→ **JOB**:
Print the material below exactly as it stands, please, from its first line to the line holding "(1215,8) -- (1215,800);", with no pictures.

========

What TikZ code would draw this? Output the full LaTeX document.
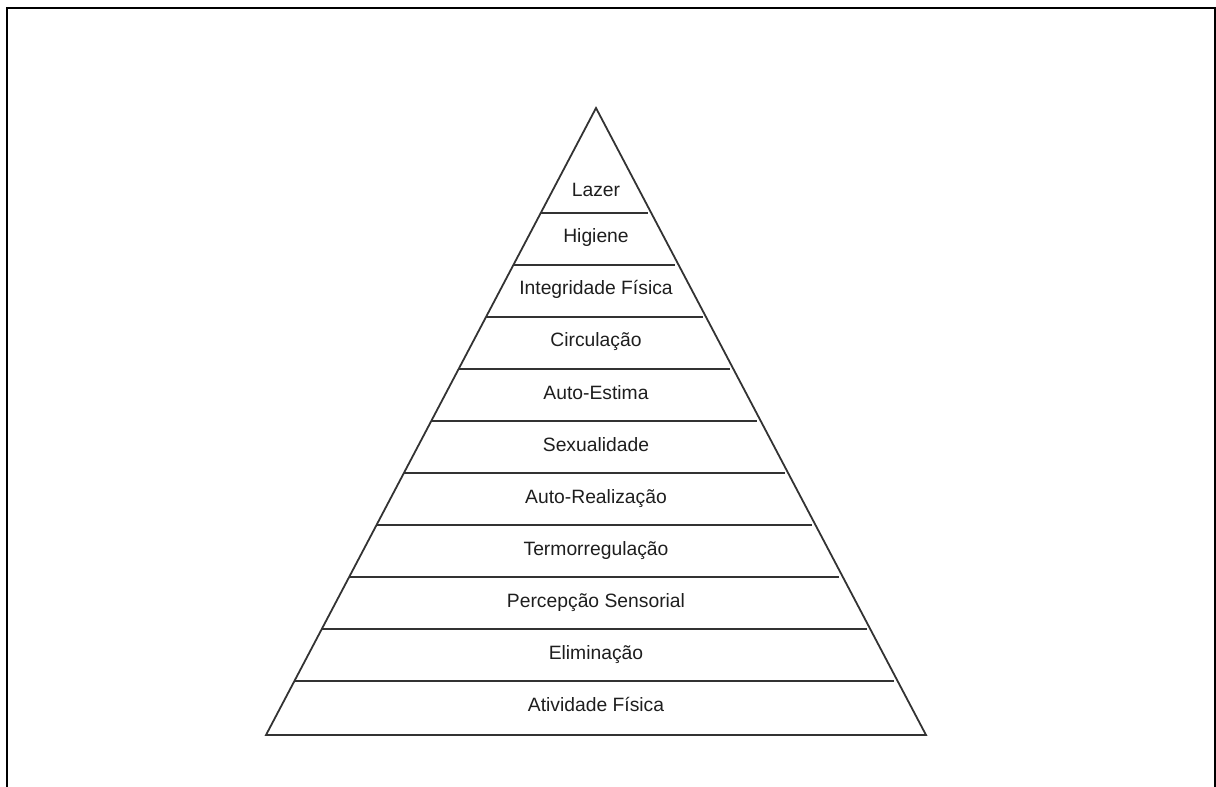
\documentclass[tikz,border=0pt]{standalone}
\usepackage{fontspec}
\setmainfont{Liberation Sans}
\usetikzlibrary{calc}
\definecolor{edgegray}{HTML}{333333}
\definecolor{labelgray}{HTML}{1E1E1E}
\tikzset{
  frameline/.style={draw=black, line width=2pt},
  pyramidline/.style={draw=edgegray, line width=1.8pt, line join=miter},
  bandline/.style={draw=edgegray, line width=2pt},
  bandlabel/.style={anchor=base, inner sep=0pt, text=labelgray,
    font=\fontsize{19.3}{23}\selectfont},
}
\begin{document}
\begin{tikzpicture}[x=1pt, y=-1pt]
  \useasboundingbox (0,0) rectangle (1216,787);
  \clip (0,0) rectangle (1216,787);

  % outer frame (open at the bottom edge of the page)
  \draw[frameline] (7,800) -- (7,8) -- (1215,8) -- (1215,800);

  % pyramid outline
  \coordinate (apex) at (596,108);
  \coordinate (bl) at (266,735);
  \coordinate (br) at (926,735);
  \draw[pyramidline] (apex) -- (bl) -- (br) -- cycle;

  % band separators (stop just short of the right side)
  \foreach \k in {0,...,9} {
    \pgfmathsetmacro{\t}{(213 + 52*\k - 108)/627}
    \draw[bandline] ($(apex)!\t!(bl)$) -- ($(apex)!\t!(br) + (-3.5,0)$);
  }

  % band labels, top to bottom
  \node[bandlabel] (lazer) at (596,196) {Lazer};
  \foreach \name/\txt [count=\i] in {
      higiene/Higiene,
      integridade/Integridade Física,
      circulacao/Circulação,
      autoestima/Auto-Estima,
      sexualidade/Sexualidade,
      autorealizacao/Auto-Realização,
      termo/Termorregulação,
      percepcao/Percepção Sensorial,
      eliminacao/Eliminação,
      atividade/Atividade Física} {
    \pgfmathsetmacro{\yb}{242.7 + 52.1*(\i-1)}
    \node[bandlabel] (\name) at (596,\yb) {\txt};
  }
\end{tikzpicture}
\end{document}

========

→ **TASK RESULT**:
What TikZ code would draw this? Output the full LaTeX document.
\documentclass[tikz,border=0pt]{standalone}
\usepackage{fontspec}
\setmainfont{Liberation Sans}
\usetikzlibrary{calc}
\definecolor{edgegray}{HTML}{333333}
\definecolor{labelgray}{HTML}{1E1E1E}
\tikzset{
  frameline/.style={draw=black, line width=2pt},
  pyramidline/.style={draw=edgegray, line width=1.8pt, line join=miter},
  bandline/.style={draw=edgegray, line width=2pt},
  bandlabel/.style={anchor=base, inner sep=0pt, text=labelgray,
    font=\fontsize{19.3}{23}\selectfont},
}
\begin{document}
\begin{tikzpicture}[x=1pt, y=-1pt]
  \useasboundingbox (0,0) rectangle (1216,787);
  \clip (0,0) rectangle (1216,787);

  % outer frame (open at the bottom edge of the page)
  \draw[frameline] (7,800) -- (7,8) -- (1215,8) -- (1215,800);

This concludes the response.